Convert your mathematica notebook to package (.m) to be able to use in script mode. If you save your notebook using "Save as.." all the command will be converted to comments (this was noted by Wolfram Research), so it's better that you create a package (File->New-Package), then copy and paste your commands to that.
Write the bash script using Vi editor (instead of Notepad or gedit for window) to avoid the problem of "\r" (http://www.linuxquestions.org/questions/programming-9/shell-scripts-in-windows-cygwin-607659/).
Here is a demo of the test.m file
str=$CommandLine;
len=Length[str];
Do[
If[str[[i]]=="-start",
start=ToExpression[str[[i+1]]];
Pause[start];
Print["Done in ",start," second"];
];
,{i,2,len-1}];
This mathematica code read the parameter from a commandline and use it for calculation.
Here is the bash script (script.sh) to run test.m many times with different parameters.
#c:\cygwin64\bin\bash
for ((i=2;i<10;i+=2))
do
math -script test.m -start $i
done
In the cygwin terminal type "chmod a+x script.sh" to enable the script then you can run it by typing "./script.sh".

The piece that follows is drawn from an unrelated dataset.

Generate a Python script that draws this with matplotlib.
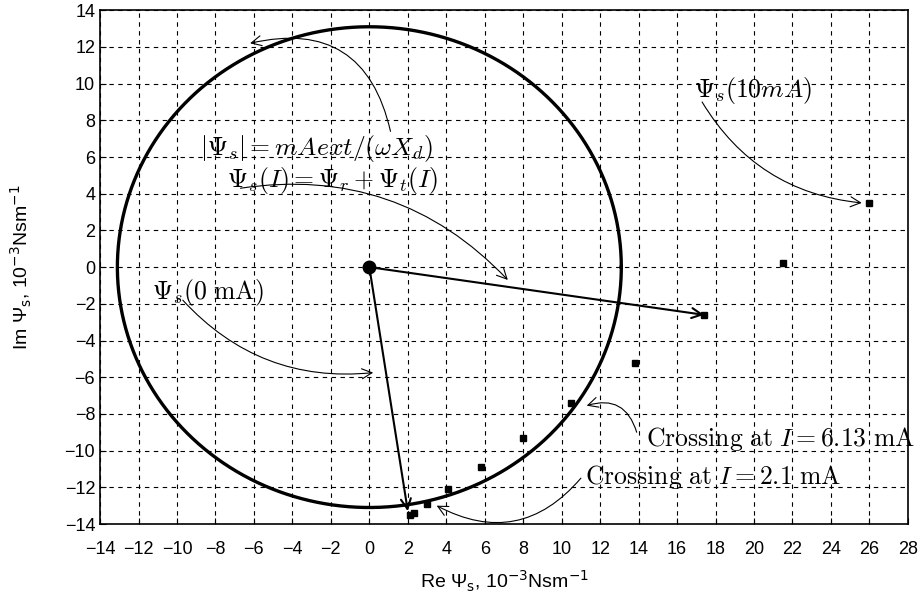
import numpy as np
import matplotlib
matplotlib.use("Agg")
import matplotlib.pyplot as plt

plt.rcParams['font.family'] = ['Liberation Sans', 'DejaVu Sans']
plt.rcParams['mathtext.fontset'] = 'cm'

# flux linkage points (Re, Im), 10^-3 Nsm^-1
re_psi = [2.1, 2.3, 3.0, 4.1, 5.8, 8.0, 10.5, 13.8, 17.4, 21.5, 26.0]
im_psi = [-13.5, -13.4, -12.9, -12.1, -10.9, -9.3, -7.4, -5.2, -2.6, 0.2, 3.5]
radius = 13.1
psi_r_end = (2.0, -13.3)
psi_10_end = (17.4, -2.6)

xticks = np.arange(-14, 29, 2)
yticks = np.arange(-14, 15, 2)

fig = plt.figure(figsize=(9.18, 6.03), dpi=100)
ax = fig.add_axes([0.109, 0.131, 0.880, 0.852])

t = np.linspace(0, 2*np.pi, 400)
ax.plot(radius*np.cos(t), radius*np.sin(t), color='black', lw=2.4)
ax.plot(re_psi, im_psi, 's', color='black', ms=5)
ax.plot([0], [0], 'o', color='black', ms=9)

for end in [psi_10_end, psi_r_end]:
    ax.annotate('', xy=end, xytext=(0, 0),
                arrowprops=dict(arrowstyle='->', color='black', lw=1.5,
                                mutation_scale=18, shrinkA=0, shrinkB=0))

fs = 18.5
def note(txt, tpos, start, end, rad, ha='center'):
    ax.text(tpos[0], tpos[1], txt, fontsize=fs, ha=ha, va='center')
    ax.annotate('', xy=end, xytext=start,
                arrowprops=dict(arrowstyle='->', color='black', lw=0.8,
                                mutation_scale=18, shrinkA=0, shrinkB=0,
                                connectionstyle='arc3,rad=%s' % rad))

note(r'$|\Psi_s| = mAext/(\omega X_d)$', (-2.75, 6.45), (1.1, 7.4), (-6.2, 12.2), 0.5)
note(r'$\Psi_s(I) = \Psi_r + \Psi_t(I)$', (-1.9, 4.7), (-6.7, 4.3), (7.2, -0.7), -0.26)
note(r'$\Psi_s(10mA)$', (19.95, 9.6), (17.3, 9.0), (25.6, 3.5), 0.25)
note(r'$\Psi_s(0\ \mathrm{mA})$', (-8.4, -1.4), (-9.7, -1.8), (0.2, -5.75), 0.25)
note(r'$\mathrm{Crossing\ at\ }I\mathrm{=6.13\ mA}$', (14.4, -9.35), (13.9, -9.0), (11.3, -7.55), 0.5, ha='left')
note(r'$\mathrm{Crossing\ at\ }I\mathrm{=2.1\ mA}$', (11.2, -11.45), (11.0, -11.5), (3.5, -13.0), -0.4, ha='left')

ax.set_xlim(-14, 28)
ax.set_ylim(-14, 14)
ax.set_xticks(xticks)
ax.set_yticks(yticks)
ax.set_xticklabels([str(v).replace('-', '\u2212') for v in xticks])
ax.set_yticklabels([str(v).replace('-', '\u2212') for v in yticks])
ax.tick_params(labelsize=13, direction='in', length=4)
ax.tick_params(axis='x', pad=12)
ax.grid(True, color='black', linestyle=(0, (4, 4)), lw=0.8)
for s in ax.spines.values():
    s.set_linewidth(1.2)

ax.set_xlabel('Re \u03a8$_\\mathrm{s}$, 10$^{-3}$Nsm$^{-1}$', fontsize=14,
              labelpad=8, math_fontfamily='dejavusans')
ax.set_ylabel('Im \u03a8$_\\mathrm{s}$, 10$^{-3}$Nsm$^{-1}$', fontsize=14,
              labelpad=22, math_fontfamily='dejavusans')

fig.savefig('out.png', dpi=100)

You can programmatically terminate the kernel using Exit[]. The front end (notebook) will automatically start a new kernel when you next try to evaluate an expression.
Preserving "some code from the previous kernel" is going to be more difficult. You have to decide what you want to preserve. If you think you want to preserve everything, then there's no point in restarting the kernel. If you know what definitions you want to save, you can use DumpSave to write them to a file before terminating the kernel, and then use << to load that file into the new kernel.
On the other hand, if you know what definitions are taking up too much memory, you can use Unset, Clear, ClearAll, or Remove to remove those definitions. You can also set $HistoryLength to something smaller than Infinity (the default) if that's where your memory is going.
Sounds like a job for CleanSlate.
<< Utilities`CleanSlate`;
CleanSlate[]
From: http://library.wolfram.com/infocenter/TechNotes/4718/
"CleanSlate, tries to do everything possible to return the kernel to the state it was in when the CleanSlate.m package was initially loaded."